The difference between Bitcoin and conventional methods of transferring value is precisely what gives it value. Bitcoins don’t need to be converted like other currency. An electronic transfer of Bitcoin is often completed in an hour or less, with lower fees than you would find at any credit-card company (and many times, no fees at all). There’s no red tape to jump through in setting up a Bitcoin wallet, no credit history to worry about. What you spend is what you get.
No one “controls” Bitcoin, and unlike fiat currency like the U.S. dollar, Bitcoin is scarce. Only 21 million will ever be produced. As demand for the currency increases, the price per Bitcoin will rise accordingly.
My colleague argues that Bitcoin looks like a bubble. And it is true that in the short term, Bitcoin price has fluctuated greatly as traders attempt to make sense of its true value. Even if Bitcoin does crash again, which is entirely possible, the long-term prospects of the currency grow brighter every day. And with a total market capitalization of $15 billion, it’s clear that Bitcoin isn’t going anywhere.
—by Nick Hassett
Bitcoin is a bubble
The Silk Road was an online black market that operated using Bitcoins. Users could browse and make transactions without the risk being tracked by law enforcement. You could buy anything: drugs, weapons, child porn, assassins, books, and so much more. The Silk Road was finally shut, down of course. Hitmen are bad for the economy … or people’s lives or something important like that.
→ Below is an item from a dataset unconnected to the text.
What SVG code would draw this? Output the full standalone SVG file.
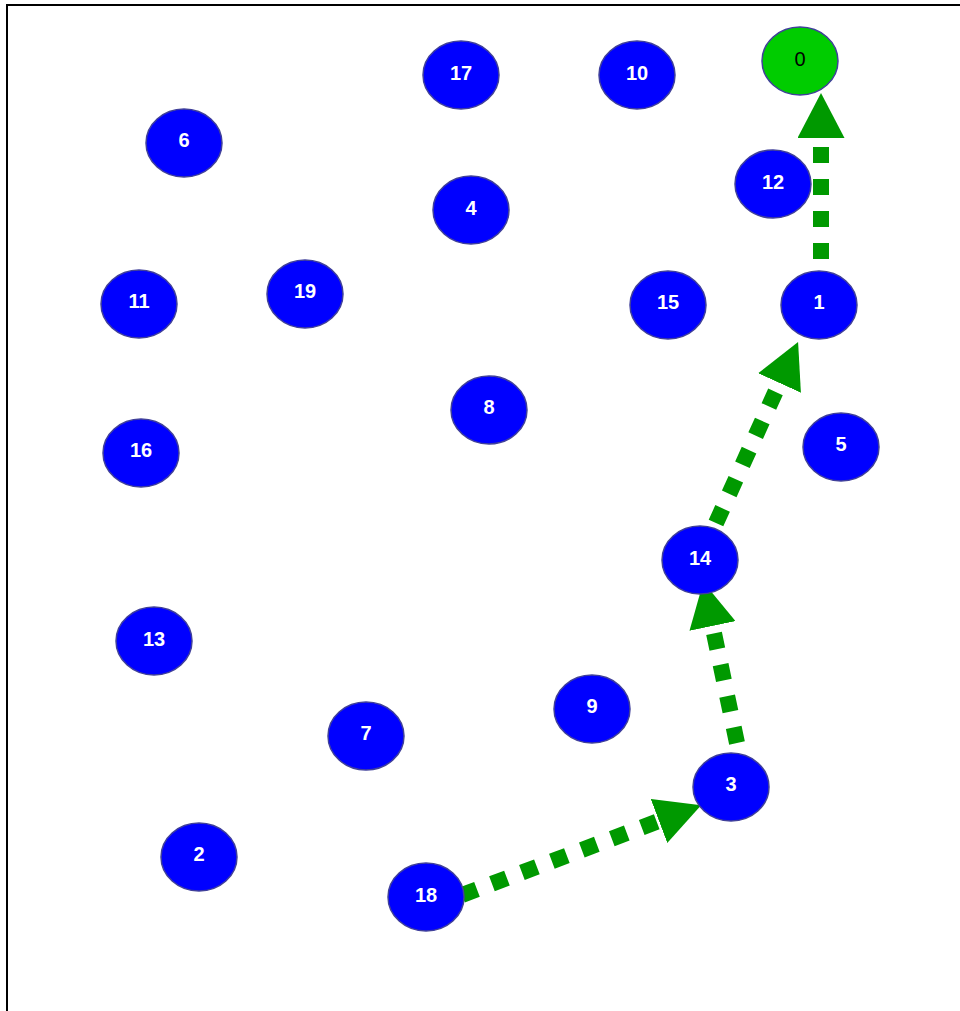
<svg xmlns="http://www.w3.org/2000/svg" width="960" height="1011" viewBox="0 0 960 1011">
<style>
.node ellipse{fill:#0000ff;stroke:#40409a;stroke-width:1.5}
.node text{fill:#ffffff;font-family:"Liberation Sans",Arial,sans-serif;font-size:20px;font-weight:bold;text-anchor:middle}
#n0 ellipse{fill:#00cc00}
#n0 text{fill:#000000;font-weight:normal}
.edge{stroke:#009900;stroke-width:16;stroke-dasharray:16 16;fill:none;marker-end:url(#arrow)}
</style>
<defs>
<marker id="arrow" markerUnits="userSpaceOnUse" viewBox="0 0 45 47" markerWidth="45" markerHeight="47" refX="0" refY="23.5" orient="auto">
<path d="M0,0 L45,23.5 L0,47 Z" fill="#009900"/>
</marker>
</defs>
<rect x="0" y="0" width="960" height="1011" fill="#ffffff"/>
<rect x="7" y="5" width="970" height="1020" fill="none" stroke="#000000" stroke-width="2"/>
<g id="edges">
<line class="edge" x1="462" y1="895" x2="659" y2="821"/>
<line class="edge" x1="737" y1="743" x2="712.5" y2="626"/>
<line class="edge" x1="716" y1="523" x2="779.5" y2="383"/>
<line class="edge" x1="821" y1="259" x2="821" y2="138"/>
</g>
<g id="n0" class="node"><ellipse cx="800" cy="61" rx="38" ry="34"/><text x="800" y="66">0</text></g>
<g id="n17" class="node"><ellipse cx="461" cy="75" rx="38" ry="34"/><text x="461" y="80">17</text></g>
<g id="n10" class="node"><ellipse cx="637" cy="75" rx="38" ry="34"/><text x="637" y="80">10</text></g>
<g id="n6" class="node"><ellipse cx="184" cy="143" rx="38" ry="34"/><text x="184" y="147">6</text></g>
<g id="n12" class="node"><ellipse cx="773" cy="184" rx="38" ry="34"/><text x="773" y="189">12</text></g>
<g id="n4" class="node"><ellipse cx="471" cy="210" rx="38" ry="34"/><text x="471" y="215">4</text></g>
<g id="n11" class="node"><ellipse cx="139" cy="304" rx="38" ry="34"/><text x="139" y="308">11</text></g>
<g id="n19" class="node"><ellipse cx="305" cy="294" rx="38" ry="34"/><text x="305" y="298">19</text></g>
<g id="n15" class="node"><ellipse cx="668" cy="305" rx="38" ry="34"/><text x="668" y="309">15</text></g>
<g id="n1" class="node"><ellipse cx="819" cy="305" rx="38" ry="34"/><text x="819" y="309">1</text></g>
<g id="n8" class="node"><ellipse cx="489" cy="410" rx="38" ry="34"/><text x="489" y="414">8</text></g>
<g id="n5" class="node"><ellipse cx="841" cy="447" rx="38" ry="34"/><text x="841" y="451">5</text></g>
<g id="n16" class="node"><ellipse cx="141" cy="453" rx="38" ry="34"/><text x="141" y="457">16</text></g>
<g id="n14" class="node"><ellipse cx="700" cy="560" rx="38" ry="34"/><text x="700" y="565">14</text></g>
<g id="n13" class="node"><ellipse cx="154" cy="641" rx="38" ry="34"/><text x="154" y="646">13</text></g>
<g id="n9" class="node"><ellipse cx="592" cy="709" rx="38" ry="34"/><text x="592" y="713">9</text></g>
<g id="n7" class="node"><ellipse cx="366" cy="736" rx="38" ry="34"/><text x="366" y="740">7</text></g>
<g id="n3" class="node"><ellipse cx="731" cy="787" rx="38" ry="34"/><text x="731" y="791">3</text></g>
<g id="n2" class="node"><ellipse cx="199" cy="857" rx="38" ry="34"/><text x="199" y="861">2</text></g>
<g id="n18" class="node"><ellipse cx="426" cy="897" rx="38" ry="34"/><text x="426" y="902">18</text></g>
</svg>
But Bitcoin’s techno-libertarian cheerleaders argue that the virtual currency can be used for much more than that. To Bitcoin’s credit, it’s accepted in exchange for Subway sandwiches, legal services, airline tickets, and more.
Nevertheless, for Bitcoin to succeed, it needs stability, and that’s something it will never have. Bitcoin is largely a speculative bubble, and its value is far too unstable to possibly get ordinary consumers to regularly use it.
At the start of November, it was worth just over $200. Before the end of the month, it was valued at $1,200. Just your run-of-the-mill six-fold price swing.
And if Bitcoin really is free from the influence of governments, it seems a bit perplexing that its value fell by 20 percent after China’s central bank said the currency has no value. Whoever said power has to come from direct control?
On the flipside of the coin, people have to use the currency and believe in it for it to have value. And when nearly two-thirds of Bitcoins are being hoarded, as researchers from the University of California-San Diego and George Mason University found, it’s not so much a currency as, by definition, a speculative bubble.
As if Bitcoin isn’t weak enough in the short-run, its long-run future is nothing short of damned.
Bitcoins come from a “mining” program users run on computers. However, there is a finite number of the currency that’s available. Right now, there are about 12 million Bitcoins, and the supply will peter out at 21 million in 2040.
When demand rises, supply can’t rise to meet it, so the value will shoot up, at which point, users will sell their booty to get rich, and the value of Bitcoins will plummet back down.
Aside from clusters of libertarians trying to screw each other out of money and a few idealistic souls who use Bitcoins in niche markets, this currency does not stand a chance.